Front-end performance testing complements your functional testing strategy by helping you gain insight into how quickly and accurately your app renders and becomes interactive, which has proven to have a statistical correlation to revenue.
Why Use Sauce Performance?
Sauce Performance is a pre-integrated tool within the Sauce portfolio that is available to all users. When incorporated into existing development workflows, front end performance testing allows you to continuously measure the speed and reliability of your app, thereby ensuring your customers enjoy an optimal experience every time, in every environment. Some specific advantages to using Sauce Performance include:
- Save time and money by testing your app's function and performance in a single testing platform.
- Leverage existing functional test scripts (that are validated and executing well) as a starting point to implement performance test scripts.
- Measure performance alongside your functional tests to identify related failure patterns.
- Test performance earlier in the development cycle, when it's easier to make adjustments that improve your user's experience.
- Eliminate duplication of effort across multiple 3rd party testing platforms.
- Leverage the Sauce Machine Learning algorithm that was trained on your scripts and pages, and was defined using millions of diverse test executions, to set trends, baselines and alerts to indicate a performance regression when you have many tests running continuously.
- Conduct script execution analysis in the same environment used by other team members, where you can share and contrast data to isolate issues.
- Realize faster root cause analysis by using all the metrics and artifacts offered by the Sauce Performance solution.
Sauce Performance Requirements and Recommendations
Consider the following guidelines to optimize your performance testing implementation.
Chrome Browser Required
Sauce Performance works in conjunction with Google Lighthouse and must be run on one of the latest 3 versions of the Chrome desktop browser on Windows or macOS.

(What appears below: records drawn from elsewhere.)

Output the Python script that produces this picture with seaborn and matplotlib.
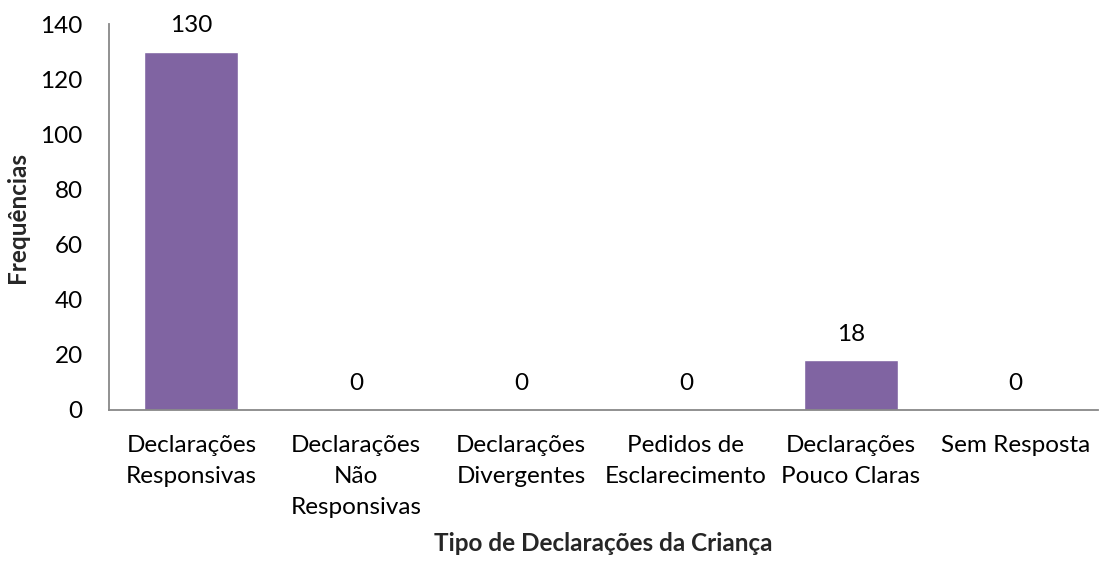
"""Frequência por tipo de declaração da criança."""

import matplotlib
matplotlib.use("Agg")
import matplotlib.pyplot as plt
import pandas as pd
import seaborn as sns

CATEGORIES = [
    "Declarações\nResponsivas",
    "Declarações\nNão\nResponsivas",
    "Declarações\nDivergentes",
    "Pedidos de\nEsclarecimento",
    "Declarações\nPouco Claras",
    "Sem Resposta",
]
FREQUENCIES = [130, 0, 0, 0, 18, 0]

BAR_COLOR = "#8064A2"
FS = 17.5


def main() -> None:
    sns.set_theme(style="white")
    plt.rcParams["font.family"] = ["Lato", "DejaVu Sans"]

    df = pd.DataFrame({"tipo": CATEGORIES, "freq": FREQUENCIES})

    fig = plt.figure(figsize=(10.99, 5.63), dpi=100)
    ax = fig.add_axes([0.0992, 0.2718, 0.9, 0.685])

    sns.barplot(data=df, x="tipo", y="freq", color=BAR_COLOR, width=0.57,
                saturation=1, ax=ax)

    for i, v in enumerate(FREQUENCIES):
        ax.text(i, v + 9.5, str(v), ha="center", va="center", fontsize=FS,
                color="black")

    ax.set_ylim(0, 140)
    ax.set_xlim(-0.5, len(CATEGORIES) - 0.5)
    ax.set_yticks(range(0, 141, 20))
    ax.tick_params(axis="both", length=0, labelsize=FS, colors="black")
    ax.tick_params(axis="x", pad=18)
    ax.tick_params(axis="y", pad=19)
    for lbl in ax.get_xticklabels():
        lbl.set_linespacing(1.6)

    for side in ("top", "right"):
        ax.spines[side].set_visible(False)
    for side in ("left", "bottom"):
        ax.spines[side].set_color("#888888")
        ax.spines[side].set_linewidth(1.3)

    ax.set_xlabel("Tipo de Declarações da Criança", fontsize=FS,
                  fontweight="bold", labelpad=10)
    ax.set_ylabel("Frequências", fontsize=FS, fontweight="bold", labelpad=8)

    fig.savefig("out.png", dpi=100)
    plt.close(fig)


if __name__ == "__main__":
    main()
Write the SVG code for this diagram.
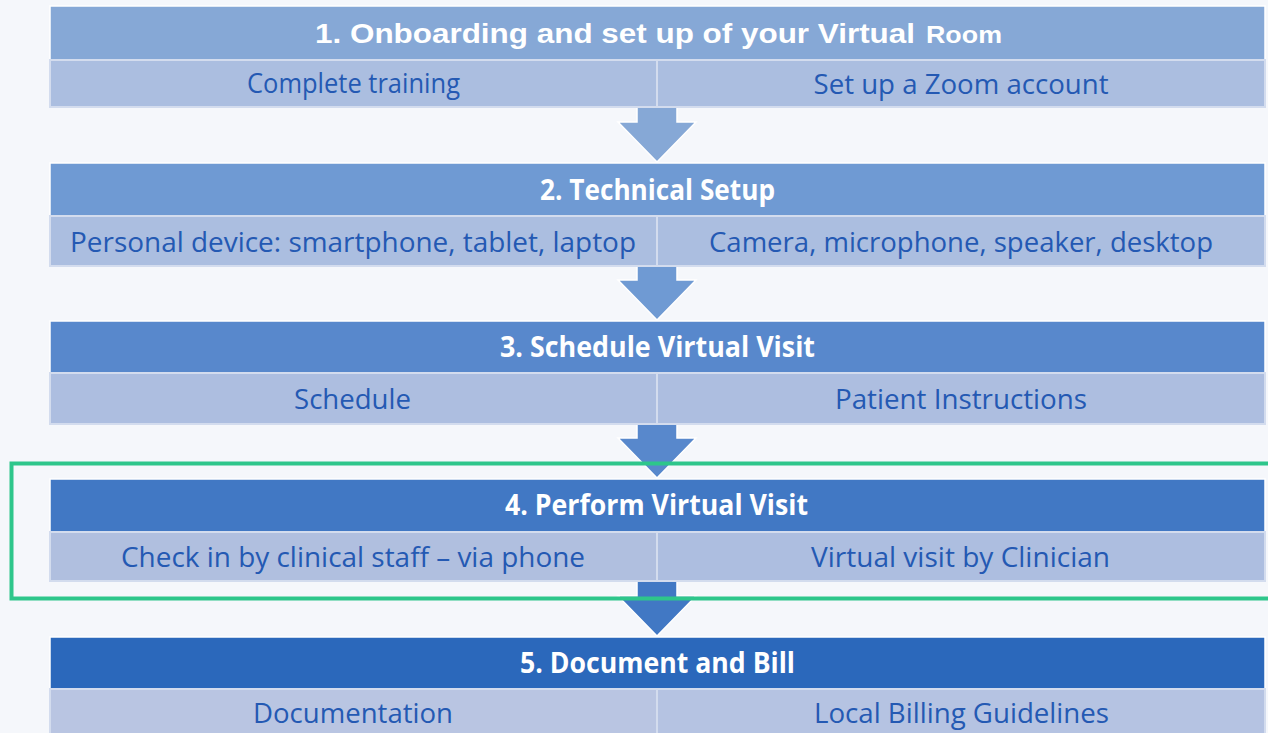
<svg xmlns="http://www.w3.org/2000/svg" width="1268" height="733" viewBox="0 0 1268 733">
<style>
.bg{fill:#f5f7fb}
.hdr{stroke:#ffffff;stroke-width:1.5}
.cell{stroke:#d3dcee;stroke-width:2}
.ht{font-family:"Open Sans","Liberation Sans",sans-serif;font-weight:bold;font-size:28px;fill:#ffffff;text-anchor:middle}
.ct{font-family:"Open Sans","Liberation Sans",sans-serif;font-size:28px;fill:#2459b3;text-anchor:middle}
.arr{stroke:#ffffff;stroke-width:1.5}
</style>
<rect class="bg" x="0" y="0" width="1268" height="733"/>
<g id="connectors">
<polygon class="arr" fill="#86a8d6" points="637,106 677,106 677,122 696,122 657,162 618,122 637,122"/>
<polygon class="arr" fill="#6f9ad3" points="637,265 677,265 677,280 696,280 657,320 618,280 637,280"/>
<polygon class="arr" fill="#5888cc" points="637,423 677,423 677,438 696,438 657,478 618,438 637,438"/>
<polygon class="arr" fill="#4178c4" points="637,580 677,580 677,596 696,596 657,636 618,596 637,596"/>
</g>
<g id="step1">
<rect class="hdr" x="50" y="6" width="1215" height="54" fill="#86a8d6"/>
<text class="ht" x="657" y="43" font-family="Liberation Sans" font-size="30"><tspan font-family="Liberation Sans,Arial,sans-serif" textLength="600" lengthAdjust="spacingAndGlyphs" x="615">1. Onboarding and set up of your Virtual</tspan><tspan x="964" font-size="24" textLength="76" lengthAdjust="spacingAndGlyphs" font-family="Liberation Sans,Arial,sans-serif">Room</tspan></text>
<rect class="cell" x="50" y="60" width="607" height="47" fill="#abbee0"/>
<rect class="cell" x="657" y="60" width="608" height="47" fill="#abbee0"/>
<text class="ct" x="353.5" y="93" textLength="213" lengthAdjust="spacingAndGlyphs">Complete training</text>
<text class="ct" x="961" y="94" textLength="295" lengthAdjust="spacingAndGlyphs">Set up a Zoom account</text>
</g>
<g id="step2">
<rect class="hdr" x="50" y="163" width="1215" height="53" fill="#6f9ad3"/>
<text class="ht" x="657.5" y="200" textLength="235" lengthAdjust="spacingAndGlyphs">2. Technical Setup</text>
<rect class="cell" x="50" y="216" width="607" height="50" fill="#abbee0"/>
<rect class="cell" x="657" y="216" width="608" height="50" fill="#abbee0"/>
<text class="ct" x="353" y="252" textLength="566" lengthAdjust="spacingAndGlyphs">Personal device: smartphone, tablet, laptop</text>
<text class="ct" x="961" y="252" textLength="504" lengthAdjust="spacingAndGlyphs">Camera, microphone, speaker, desktop</text>
</g>
<g id="step3">
<rect class="hdr" x="50" y="321" width="1215" height="52" fill="#5888cc"/>
<text class="ht" x="657.5" y="357" textLength="315" lengthAdjust="spacingAndGlyphs">3. Schedule Virtual Visit</text>
<rect class="cell" x="50" y="373" width="607" height="51" fill="#adbee0"/>
<rect class="cell" x="657" y="373" width="608" height="51" fill="#adbee0"/>
<text class="ct" x="352.5" y="409" textLength="117" lengthAdjust="spacingAndGlyphs">Schedule</text>
<text class="ct" x="961" y="409" textLength="252" lengthAdjust="spacingAndGlyphs">Patient Instructions</text>
</g>
<g id="step4">
<rect class="hdr" x="50" y="479" width="1215" height="53" fill="#4178c4"/>
<text class="ht" x="656.5" y="515" textLength="303" lengthAdjust="spacingAndGlyphs">4. Perform Virtual Visit</text>
<rect class="cell" x="50" y="532" width="607" height="49" fill="#b0bfdf"/>
<rect class="cell" x="657" y="532" width="608" height="49" fill="#adbee0"/>
<text class="ct" x="353" y="567" textLength="464" lengthAdjust="spacingAndGlyphs">Check in by clinical staff – via phone</text>
<text class="ct" x="960.5" y="567" textLength="299" lengthAdjust="spacingAndGlyphs">Virtual visit by Clinician</text>
</g>
<g id="step5">
<rect class="hdr" x="50" y="637" width="1215" height="52" fill="#2b68bb"/>
<text class="ht" x="657.5" y="673" textLength="275" lengthAdjust="spacingAndGlyphs">5. Document and Bill</text>
<rect class="cell" x="50" y="689" width="607" height="50" fill="#b9c5e2"/>
<rect class="cell" x="657" y="689" width="608" height="50" fill="#b5c3e2"/>
<text class="ct" x="353" y="723" textLength="200" lengthAdjust="spacingAndGlyphs">Documentation</text>
<text class="ct" x="961.5" y="723" textLength="295" lengthAdjust="spacingAndGlyphs">Local Billing Guidelines</text>
</g>
<g id="highlight">
<rect x="11.5" y="463.5" width="1262" height="135" fill="none" stroke="#2ec68b" stroke-width="4"/>
</g>
</svg>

Separating Performance Scripts from Functional Scripts
Capturing all the individual metrics associated with page rendering is more time consuming than evaluating functional behavior. Therefore, we recommend that you keep your performance test suite separate from your functional test suite so the performance data collection process doesn't compromise the efficiency and accuracy of your functional tests.
Understanding Your Baselines
Baselines are determined by calculating a confidence interval over multiple runs of the same test name for each URL rendered during the test. The confidence interval is calculated to estimate the range of values which are expected in future runs, based on past observed performance. Results outside of the baseline range are statistically unlikely to be observed in the absence of some fundamental change in the app’s performance and should, therefore, be investigated as to root cause before resetting the baseline.
Using Explicit Page Transitions
Performance metrics are captured for hard and soft page transitions, such as those that are triggered by a navigate command or a click, but some less explicit page transitions, such as programmatic responses, are not captured. For this reason, write your performance testing scripts to trigger hard or soft page transitions for any URL page for which you wish to capture performance metrics. Please file a support ticket if performance metrics for a specific page load in your test are not captured.